Entries with chart source code

──────────

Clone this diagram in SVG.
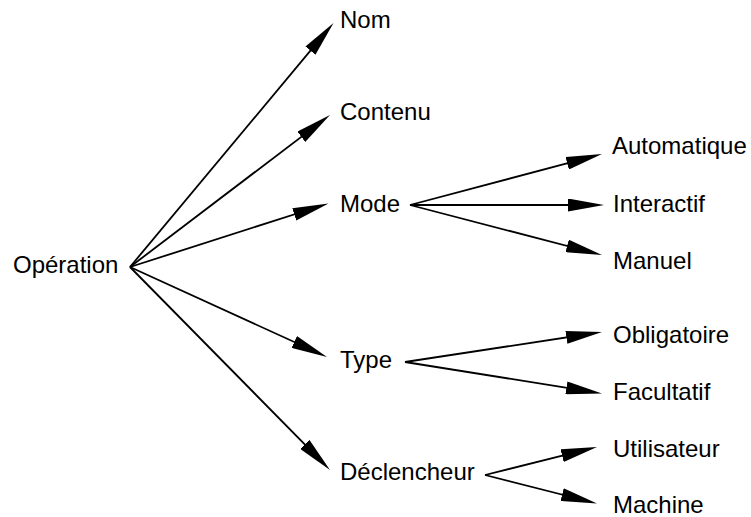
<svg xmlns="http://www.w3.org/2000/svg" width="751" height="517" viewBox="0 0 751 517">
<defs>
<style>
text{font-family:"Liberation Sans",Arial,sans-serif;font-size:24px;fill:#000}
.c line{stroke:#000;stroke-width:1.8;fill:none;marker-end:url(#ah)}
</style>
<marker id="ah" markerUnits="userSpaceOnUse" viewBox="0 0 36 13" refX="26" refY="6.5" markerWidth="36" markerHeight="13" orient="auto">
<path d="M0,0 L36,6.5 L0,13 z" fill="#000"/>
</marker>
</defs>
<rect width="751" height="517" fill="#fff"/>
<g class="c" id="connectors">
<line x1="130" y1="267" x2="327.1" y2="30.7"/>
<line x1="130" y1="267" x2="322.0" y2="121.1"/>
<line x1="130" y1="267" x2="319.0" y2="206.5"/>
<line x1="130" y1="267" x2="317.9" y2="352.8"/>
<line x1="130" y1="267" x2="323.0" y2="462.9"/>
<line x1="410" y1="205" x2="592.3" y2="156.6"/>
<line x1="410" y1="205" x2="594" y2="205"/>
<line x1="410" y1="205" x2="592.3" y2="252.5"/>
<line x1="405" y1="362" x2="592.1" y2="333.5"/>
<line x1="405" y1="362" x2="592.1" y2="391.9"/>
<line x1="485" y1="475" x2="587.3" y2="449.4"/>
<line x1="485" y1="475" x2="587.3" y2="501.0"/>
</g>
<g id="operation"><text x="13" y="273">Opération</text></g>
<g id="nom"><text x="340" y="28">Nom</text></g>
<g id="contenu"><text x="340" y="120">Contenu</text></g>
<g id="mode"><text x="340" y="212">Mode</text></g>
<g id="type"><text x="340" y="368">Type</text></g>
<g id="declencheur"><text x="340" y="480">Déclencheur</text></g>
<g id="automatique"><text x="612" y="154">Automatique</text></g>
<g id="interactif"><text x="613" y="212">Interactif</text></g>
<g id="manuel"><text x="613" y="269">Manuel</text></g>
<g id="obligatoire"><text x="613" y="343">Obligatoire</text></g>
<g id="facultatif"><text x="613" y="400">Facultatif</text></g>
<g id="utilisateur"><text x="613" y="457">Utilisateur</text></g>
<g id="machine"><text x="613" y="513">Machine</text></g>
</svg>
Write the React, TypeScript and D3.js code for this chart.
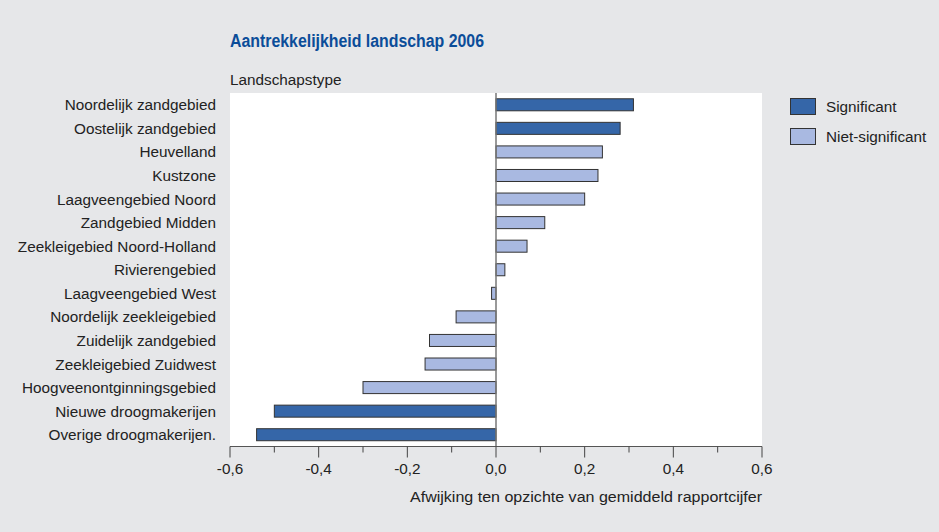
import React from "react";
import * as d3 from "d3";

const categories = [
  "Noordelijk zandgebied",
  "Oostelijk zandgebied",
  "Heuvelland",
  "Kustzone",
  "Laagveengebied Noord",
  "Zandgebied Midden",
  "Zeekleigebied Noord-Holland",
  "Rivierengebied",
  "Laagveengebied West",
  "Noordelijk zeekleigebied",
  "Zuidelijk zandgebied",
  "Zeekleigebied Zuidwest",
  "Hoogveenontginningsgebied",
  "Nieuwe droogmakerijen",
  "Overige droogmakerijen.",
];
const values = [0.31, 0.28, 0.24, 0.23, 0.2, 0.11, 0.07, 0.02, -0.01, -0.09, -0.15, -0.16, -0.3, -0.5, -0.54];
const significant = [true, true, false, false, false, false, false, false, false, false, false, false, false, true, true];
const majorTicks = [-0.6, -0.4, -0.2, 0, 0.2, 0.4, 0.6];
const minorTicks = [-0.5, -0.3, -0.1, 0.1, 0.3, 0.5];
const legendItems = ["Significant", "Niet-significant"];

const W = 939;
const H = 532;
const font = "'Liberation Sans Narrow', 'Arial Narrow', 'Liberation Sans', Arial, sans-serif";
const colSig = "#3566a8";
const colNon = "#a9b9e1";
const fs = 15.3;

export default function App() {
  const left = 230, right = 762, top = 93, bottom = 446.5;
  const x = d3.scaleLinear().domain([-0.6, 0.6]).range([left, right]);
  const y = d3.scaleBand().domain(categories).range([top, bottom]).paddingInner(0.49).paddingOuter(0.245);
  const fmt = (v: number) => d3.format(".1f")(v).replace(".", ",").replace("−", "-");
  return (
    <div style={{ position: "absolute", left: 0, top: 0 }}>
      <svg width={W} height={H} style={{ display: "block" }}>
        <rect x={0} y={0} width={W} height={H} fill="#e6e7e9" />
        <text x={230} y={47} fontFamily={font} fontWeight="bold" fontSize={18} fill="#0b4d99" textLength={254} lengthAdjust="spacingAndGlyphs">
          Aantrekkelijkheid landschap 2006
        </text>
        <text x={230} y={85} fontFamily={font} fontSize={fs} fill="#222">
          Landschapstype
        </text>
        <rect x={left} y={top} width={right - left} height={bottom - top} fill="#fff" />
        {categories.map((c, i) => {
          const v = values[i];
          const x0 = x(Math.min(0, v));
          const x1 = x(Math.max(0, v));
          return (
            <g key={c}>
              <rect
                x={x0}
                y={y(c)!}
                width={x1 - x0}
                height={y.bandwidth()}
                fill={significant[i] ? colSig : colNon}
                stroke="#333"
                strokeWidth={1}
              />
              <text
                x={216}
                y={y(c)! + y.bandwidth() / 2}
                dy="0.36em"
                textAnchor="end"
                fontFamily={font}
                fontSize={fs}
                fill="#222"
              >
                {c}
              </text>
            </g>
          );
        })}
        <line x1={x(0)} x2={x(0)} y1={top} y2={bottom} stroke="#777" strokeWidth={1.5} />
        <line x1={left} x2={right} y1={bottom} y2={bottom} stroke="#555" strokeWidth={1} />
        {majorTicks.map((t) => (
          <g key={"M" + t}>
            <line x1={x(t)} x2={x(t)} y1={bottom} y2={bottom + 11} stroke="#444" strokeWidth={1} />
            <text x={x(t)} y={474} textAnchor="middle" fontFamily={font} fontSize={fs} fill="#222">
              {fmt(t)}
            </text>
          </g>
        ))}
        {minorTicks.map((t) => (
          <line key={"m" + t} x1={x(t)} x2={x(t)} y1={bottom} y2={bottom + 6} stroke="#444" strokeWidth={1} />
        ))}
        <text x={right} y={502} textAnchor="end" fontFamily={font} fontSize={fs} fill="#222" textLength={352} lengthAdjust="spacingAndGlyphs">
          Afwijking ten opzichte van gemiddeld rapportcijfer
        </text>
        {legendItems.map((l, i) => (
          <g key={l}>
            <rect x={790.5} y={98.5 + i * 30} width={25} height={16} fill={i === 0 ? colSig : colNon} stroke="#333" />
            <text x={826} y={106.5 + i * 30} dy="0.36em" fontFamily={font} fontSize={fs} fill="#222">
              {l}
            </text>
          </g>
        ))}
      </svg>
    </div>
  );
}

──────────

Directions =>
Copy, word for word, the entries above from the first line to the line that holds "import * as". Drop the pictures.

Response =>
Clone this diagram in SVG.
<svg xmlns="http://www.w3.org/2000/svg" width="751" height="517" viewBox="0 0 751 517">
<defs>
<style>
text{font-family:"Liberation Sans",Arial,sans-serif;font-size:24px;fill:#000}
.c line{stroke:#000;stroke-width:1.8;fill:none;marker-end:url(#ah)}
</style>
<marker id="ah" markerUnits="userSpaceOnUse" viewBox="0 0 36 13" refX="26" refY="6.5" markerWidth="36" markerHeight="13" orient="auto">
<path d="M0,0 L36,6.5 L0,13 z" fill="#000"/>
</marker>
</defs>
<rect width="751" height="517" fill="#fff"/>
<g class="c" id="connectors">
<line x1="130" y1="267" x2="327.1" y2="30.7"/>
<line x1="130" y1="267" x2="322.0" y2="121.1"/>
<line x1="130" y1="267" x2="319.0" y2="206.5"/>
<line x1="130" y1="267" x2="317.9" y2="352.8"/>
<line x1="130" y1="267" x2="323.0" y2="462.9"/>
<line x1="410" y1="205" x2="592.3" y2="156.6"/>
<line x1="410" y1="205" x2="594" y2="205"/>
<line x1="410" y1="205" x2="592.3" y2="252.5"/>
<line x1="405" y1="362" x2="592.1" y2="333.5"/>
<line x1="405" y1="362" x2="592.1" y2="391.9"/>
<line x1="485" y1="475" x2="587.3" y2="449.4"/>
<line x1="485" y1="475" x2="587.3" y2="501.0"/>
</g>
<g id="operation"><text x="13" y="273">Opération</text></g>
<g id="nom"><text x="340" y="28">Nom</text></g>
<g id="contenu"><text x="340" y="120">Contenu</text></g>
<g id="mode"><text x="340" y="212">Mode</text></g>
<g id="type"><text x="340" y="368">Type</text></g>
<g id="declencheur"><text x="340" y="480">Déclencheur</text></g>
<g id="automatique"><text x="612" y="154">Automatique</text></g>
<g id="interactif"><text x="613" y="212">Interactif</text></g>
<g id="manuel"><text x="613" y="269">Manuel</text></g>
<g id="obligatoire"><text x="613" y="343">Obligatoire</text></g>
<g id="facultatif"><text x="613" y="400">Facultatif</text></g>
<g id="utilisateur"><text x="613" y="457">Utilisateur</text></g>
<g id="machine"><text x="613" y="513">Machine</text></g>
</svg>
Write the React, TypeScript and D3.js code for this chart.
import React from "react";
import * as d3 from "d3";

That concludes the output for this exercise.